## START
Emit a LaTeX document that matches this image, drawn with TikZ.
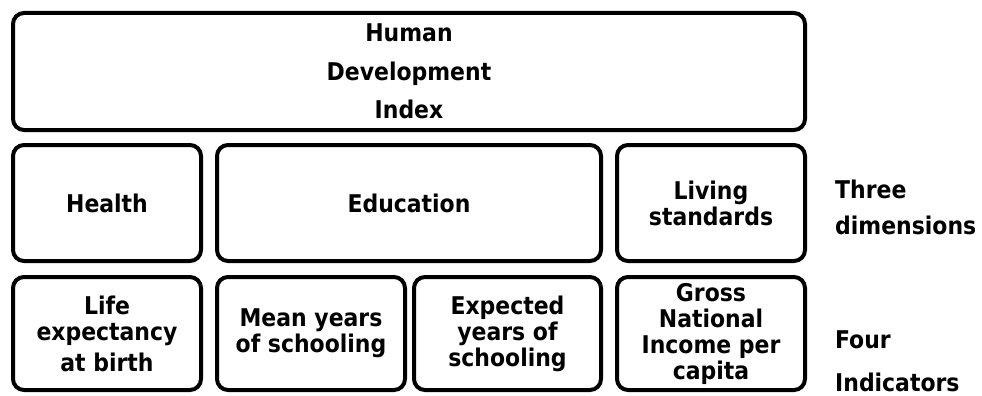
\documentclass[tikz,border=0pt]{standalone}
\usepackage{fontspec}
\setmainfont{DejaVu Sans Condensed}
\newcommand{\boxfont}[1]{\fontsize{24.4}{#1}\selectfont\bfseries}
\begin{document}
\begin{tikzpicture}[x=1pt,y=-1pt,
  box/.style={draw=black,line width=4pt,rounded corners=11pt,inner sep=0pt,
    align=center,font=\boxfont{26}},
  sidelabel/.style={anchor=west,align=left,inner sep=0pt,font=\boxfont{36}}]
\useasboundingbox (0,0) rectangle (982,396);
\node[box,minimum width=792pt,minimum height=117pt,font=\boxfont{38.5}] (hdi) at (409,71.5)
  {Human\\Development\\Index};
\node[box,minimum width=188pt,minimum height=116pt] (health) at (107,203) {Health};
\node[box,minimum width=384pt,minimum height=116pt] (edu) at (409,203) {Education};
\node[box,minimum width=188pt,minimum height=116pt] (living) at (711,203) {Living\\standards};
\node[box,minimum width=188pt,minimum height=113pt] (life) at (107,333.5) {Life\\expectancy\\[5pt]at birth};
\node[box,minimum width=188pt,minimum height=113pt] (mean) at (311,333.5) {Mean years\\of schooling};
\node[box,minimum width=187pt,minimum height=113pt] (exp) at (507.5,333.5) {Expected\\years of\\schooling};
\node[box,minimum width=188pt,minimum height=113pt] (gni) at (711,333.5) {Gross\\National\\Income per\\capita};
\node[sidelabel] (three) at (835,207) {Three\\dimensions};
\node[sidelabel,font=\boxfont{43}] (four) at (835,361) {Four\\Indicators};
\end{tikzpicture}
\end{document}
## END
**Written request**
Omit any images, then output the listing exactly.

**Reply to the task**
Emit a LaTeX document that matches this image, drawn with TikZ.
\documentclass[tikz,border=0pt]{standalone}
\usepackage{fontspec}
\setmainfont{DejaVu Sans Condensed}
\newcommand{\boxfont}[1]{\fontsize{24.4}{#1}\selectfont\bfseries}
\begin{document}
\begin{tikzpicture}[x=1pt,y=-1pt,
  box/.style={draw=black,line width=4pt,rounded corners=11pt,inner sep=0pt,
    align=center,font=\boxfont{26}},
  sidelabel/.style={anchor=west,align=left,inner sep=0pt,font=\boxfont{36}}]
\useasboundingbox (0,0) rectangle (982,396);
\node[box,minimum width=792pt,minimum height=117pt,font=\boxfont{38.5}] (hdi) at (409,71.5)
  {Human\\Development\\Index};
\node[box,minimum width=188pt,minimum height=116pt] (health) at (107,203) {Health};
\node[box,minimum width=384pt,minimum height=116pt] (edu) at (409,203) {Education};
\node[box,minimum width=188pt,minimum height=116pt] (living) at (711,203) {Living\\standards};
\node[box,minimum width=188pt,minimum height=113pt] (life) at (107,333.5) {Life\\expectancy\\[5pt]at birth};
\node[box,minimum width=188pt,minimum height=113pt] (mean) at (311,333.5) {Mean years\\of schooling};
\node[box,minimum width=187pt,minimum height=113pt] (exp) at (507.5,333.5) {Expected\\years of\\schooling};
\node[box,minimum width=188pt,minimum height=113pt] (gni) at (711,333.5) {Gross\\National\\Income per\\capita};
\node[sidelabel] (three) at (835,207) {Three\\dimensions};
\node[sidelabel,font=\boxfont{43}] (four) at (835,361) {Four\\Indicators};
\end{tikzpicture}
\end{document}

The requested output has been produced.